In Zimbabwe, Tvind has built a new world headquarters which is so big that Mogens Amdi Petersen is once said to have boasted 'you could see it from the moon.'

There are other plantations, too, in places like St Lucia and Brazil, which have nothing to do with 'development' and do not feature in the brochures. The best guess is that they just make a lot of money. It is said to have a clothes factory in Morocco, and owns a number of boats. It has a computer and furniture companies in China and India. Most recently, it has begun trading in timber across the world.

Tvind has been doing so well lately that it is reported to have set up - in one form or another - in a host of new countries. With the collapse of communism, it has found new trading outlets for old clothes in the former Eastern Europe and is attracting recruits from Poland, Romania, Czech, Slovakia and Slovenia. It has also been spotted or set up shop in such diverse countries as Ireland, Israel, Hong Kong, Portugal and Fiji, wheeling and dealing - buying plantations, collecting old clothes, trading, and making new recruits - but mostly raising money.

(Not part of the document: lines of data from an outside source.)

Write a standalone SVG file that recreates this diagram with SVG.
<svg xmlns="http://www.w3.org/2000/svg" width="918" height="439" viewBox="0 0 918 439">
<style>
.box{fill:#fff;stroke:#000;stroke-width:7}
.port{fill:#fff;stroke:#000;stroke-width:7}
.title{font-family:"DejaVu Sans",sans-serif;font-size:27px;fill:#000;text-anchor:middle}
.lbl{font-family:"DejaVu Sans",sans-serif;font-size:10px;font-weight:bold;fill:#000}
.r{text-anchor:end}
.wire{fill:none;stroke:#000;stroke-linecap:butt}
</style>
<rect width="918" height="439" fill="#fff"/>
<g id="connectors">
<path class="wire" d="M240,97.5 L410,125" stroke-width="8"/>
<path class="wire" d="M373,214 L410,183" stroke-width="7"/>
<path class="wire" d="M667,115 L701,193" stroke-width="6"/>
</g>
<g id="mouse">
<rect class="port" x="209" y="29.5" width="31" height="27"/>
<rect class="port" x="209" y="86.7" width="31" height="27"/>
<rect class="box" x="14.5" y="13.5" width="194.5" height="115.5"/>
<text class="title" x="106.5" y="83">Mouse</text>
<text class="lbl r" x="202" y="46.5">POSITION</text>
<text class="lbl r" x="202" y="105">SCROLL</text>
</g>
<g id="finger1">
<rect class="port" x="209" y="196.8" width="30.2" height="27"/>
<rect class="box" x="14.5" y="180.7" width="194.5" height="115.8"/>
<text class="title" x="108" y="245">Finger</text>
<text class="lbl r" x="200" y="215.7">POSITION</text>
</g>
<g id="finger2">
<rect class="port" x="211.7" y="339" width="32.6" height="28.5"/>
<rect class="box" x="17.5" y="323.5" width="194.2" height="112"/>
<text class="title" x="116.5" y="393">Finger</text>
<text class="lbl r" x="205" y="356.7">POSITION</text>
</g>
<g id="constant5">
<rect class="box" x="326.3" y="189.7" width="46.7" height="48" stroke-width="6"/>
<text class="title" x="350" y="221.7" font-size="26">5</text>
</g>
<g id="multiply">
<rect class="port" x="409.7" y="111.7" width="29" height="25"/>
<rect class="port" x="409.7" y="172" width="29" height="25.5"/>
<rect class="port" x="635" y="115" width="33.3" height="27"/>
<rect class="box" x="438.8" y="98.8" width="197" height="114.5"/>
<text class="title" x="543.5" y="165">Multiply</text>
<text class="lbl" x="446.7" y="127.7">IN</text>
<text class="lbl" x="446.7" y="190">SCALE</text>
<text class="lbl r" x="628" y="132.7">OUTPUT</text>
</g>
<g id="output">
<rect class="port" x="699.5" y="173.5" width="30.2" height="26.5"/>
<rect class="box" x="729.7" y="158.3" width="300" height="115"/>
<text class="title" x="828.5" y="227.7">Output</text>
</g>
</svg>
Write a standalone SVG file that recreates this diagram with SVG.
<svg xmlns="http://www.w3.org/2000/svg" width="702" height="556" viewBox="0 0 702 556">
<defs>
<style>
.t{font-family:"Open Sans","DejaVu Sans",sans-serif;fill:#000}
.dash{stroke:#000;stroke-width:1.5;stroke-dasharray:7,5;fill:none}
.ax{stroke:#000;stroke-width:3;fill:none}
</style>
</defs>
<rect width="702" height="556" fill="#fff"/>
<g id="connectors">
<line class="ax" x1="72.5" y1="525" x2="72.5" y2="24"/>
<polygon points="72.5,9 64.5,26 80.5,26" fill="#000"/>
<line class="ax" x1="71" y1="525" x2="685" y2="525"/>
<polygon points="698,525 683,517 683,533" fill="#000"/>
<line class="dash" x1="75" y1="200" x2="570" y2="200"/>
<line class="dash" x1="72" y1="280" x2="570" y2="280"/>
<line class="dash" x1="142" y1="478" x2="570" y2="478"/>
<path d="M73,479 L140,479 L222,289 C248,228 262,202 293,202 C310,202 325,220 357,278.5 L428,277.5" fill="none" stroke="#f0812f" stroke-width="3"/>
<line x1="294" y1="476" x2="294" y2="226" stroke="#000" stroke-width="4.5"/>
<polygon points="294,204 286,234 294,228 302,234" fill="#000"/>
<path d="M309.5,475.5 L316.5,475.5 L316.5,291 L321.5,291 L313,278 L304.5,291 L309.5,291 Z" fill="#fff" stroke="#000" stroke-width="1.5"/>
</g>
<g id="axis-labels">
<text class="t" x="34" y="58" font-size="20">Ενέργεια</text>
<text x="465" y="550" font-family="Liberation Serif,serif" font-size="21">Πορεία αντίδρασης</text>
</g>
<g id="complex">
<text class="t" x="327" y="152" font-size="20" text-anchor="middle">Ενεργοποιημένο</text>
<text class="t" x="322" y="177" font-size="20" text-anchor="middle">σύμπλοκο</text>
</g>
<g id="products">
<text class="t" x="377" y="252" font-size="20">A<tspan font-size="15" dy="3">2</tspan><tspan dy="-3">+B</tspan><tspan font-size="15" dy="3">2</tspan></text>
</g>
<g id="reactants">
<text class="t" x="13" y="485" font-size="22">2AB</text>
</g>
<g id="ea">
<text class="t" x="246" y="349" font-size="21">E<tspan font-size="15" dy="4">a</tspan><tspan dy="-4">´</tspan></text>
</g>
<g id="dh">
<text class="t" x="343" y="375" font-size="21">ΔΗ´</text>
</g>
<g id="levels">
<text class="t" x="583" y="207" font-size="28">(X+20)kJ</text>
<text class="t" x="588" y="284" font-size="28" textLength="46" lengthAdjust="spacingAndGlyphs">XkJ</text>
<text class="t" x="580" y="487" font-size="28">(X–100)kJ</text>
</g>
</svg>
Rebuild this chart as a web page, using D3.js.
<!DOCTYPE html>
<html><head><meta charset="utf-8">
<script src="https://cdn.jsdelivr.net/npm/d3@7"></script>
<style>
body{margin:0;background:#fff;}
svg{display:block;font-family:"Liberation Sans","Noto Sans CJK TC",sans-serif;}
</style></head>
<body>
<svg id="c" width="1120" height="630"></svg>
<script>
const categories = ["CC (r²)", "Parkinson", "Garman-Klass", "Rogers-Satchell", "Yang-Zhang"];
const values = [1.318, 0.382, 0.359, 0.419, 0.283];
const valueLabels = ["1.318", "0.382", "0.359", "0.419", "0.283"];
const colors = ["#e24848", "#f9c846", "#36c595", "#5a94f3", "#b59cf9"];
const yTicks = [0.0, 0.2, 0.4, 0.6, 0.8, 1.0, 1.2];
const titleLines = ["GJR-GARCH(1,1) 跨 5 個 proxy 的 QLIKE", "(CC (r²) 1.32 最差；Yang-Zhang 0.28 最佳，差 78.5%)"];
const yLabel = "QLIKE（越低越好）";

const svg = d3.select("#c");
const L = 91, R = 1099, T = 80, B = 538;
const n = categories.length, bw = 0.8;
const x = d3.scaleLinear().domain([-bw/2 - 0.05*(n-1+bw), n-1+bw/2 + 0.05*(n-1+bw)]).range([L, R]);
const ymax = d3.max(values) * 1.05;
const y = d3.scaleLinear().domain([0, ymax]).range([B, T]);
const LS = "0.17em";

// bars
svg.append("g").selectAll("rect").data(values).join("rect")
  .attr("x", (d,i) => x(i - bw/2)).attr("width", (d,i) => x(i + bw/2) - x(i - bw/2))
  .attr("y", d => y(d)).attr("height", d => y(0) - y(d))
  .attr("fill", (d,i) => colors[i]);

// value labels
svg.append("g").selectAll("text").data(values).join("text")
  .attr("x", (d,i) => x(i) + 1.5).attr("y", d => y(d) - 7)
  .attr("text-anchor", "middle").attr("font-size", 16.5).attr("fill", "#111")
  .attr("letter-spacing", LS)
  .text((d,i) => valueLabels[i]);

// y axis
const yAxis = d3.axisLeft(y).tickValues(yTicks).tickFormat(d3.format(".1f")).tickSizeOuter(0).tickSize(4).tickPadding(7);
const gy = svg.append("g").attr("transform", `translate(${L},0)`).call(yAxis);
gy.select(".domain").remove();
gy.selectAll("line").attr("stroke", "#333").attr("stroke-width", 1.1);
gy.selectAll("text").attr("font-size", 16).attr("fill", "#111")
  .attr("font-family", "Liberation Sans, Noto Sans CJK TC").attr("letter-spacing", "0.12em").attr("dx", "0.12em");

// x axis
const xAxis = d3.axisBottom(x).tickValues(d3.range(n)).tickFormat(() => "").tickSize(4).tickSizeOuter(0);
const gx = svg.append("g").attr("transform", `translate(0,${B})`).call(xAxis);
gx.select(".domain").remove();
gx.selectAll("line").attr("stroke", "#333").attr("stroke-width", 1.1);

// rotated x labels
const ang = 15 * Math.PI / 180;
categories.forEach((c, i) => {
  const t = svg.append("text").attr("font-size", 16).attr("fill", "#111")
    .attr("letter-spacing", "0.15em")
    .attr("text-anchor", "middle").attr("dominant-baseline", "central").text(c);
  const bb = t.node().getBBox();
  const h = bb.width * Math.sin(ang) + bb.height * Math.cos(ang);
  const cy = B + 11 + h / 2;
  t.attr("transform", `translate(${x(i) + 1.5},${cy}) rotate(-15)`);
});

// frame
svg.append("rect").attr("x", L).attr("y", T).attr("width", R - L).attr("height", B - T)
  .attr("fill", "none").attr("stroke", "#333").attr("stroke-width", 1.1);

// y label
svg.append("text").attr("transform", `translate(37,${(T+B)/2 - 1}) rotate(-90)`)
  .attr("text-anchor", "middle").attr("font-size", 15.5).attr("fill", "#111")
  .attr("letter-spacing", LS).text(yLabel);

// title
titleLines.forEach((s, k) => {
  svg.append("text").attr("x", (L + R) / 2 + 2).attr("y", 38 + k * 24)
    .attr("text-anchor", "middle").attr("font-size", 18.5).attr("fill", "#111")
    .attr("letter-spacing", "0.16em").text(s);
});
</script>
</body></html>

With all that money washing about, Tvind has got to put it somewhere. So it has companies and offshore bank accounts in all kinds of places, many of them tax havens such as Guernsey, Jersey, the Cayman Islands, Gibraltar and the Dutch Antilles. Perhaps it is no coincidence that some of its most desirable and unadvertised properties have been in some of the sunniest parts of the world - such as the Cayman Islands, where it was reliably reported in the late 1980s to have a beachside villa. As far as we know, it's still there.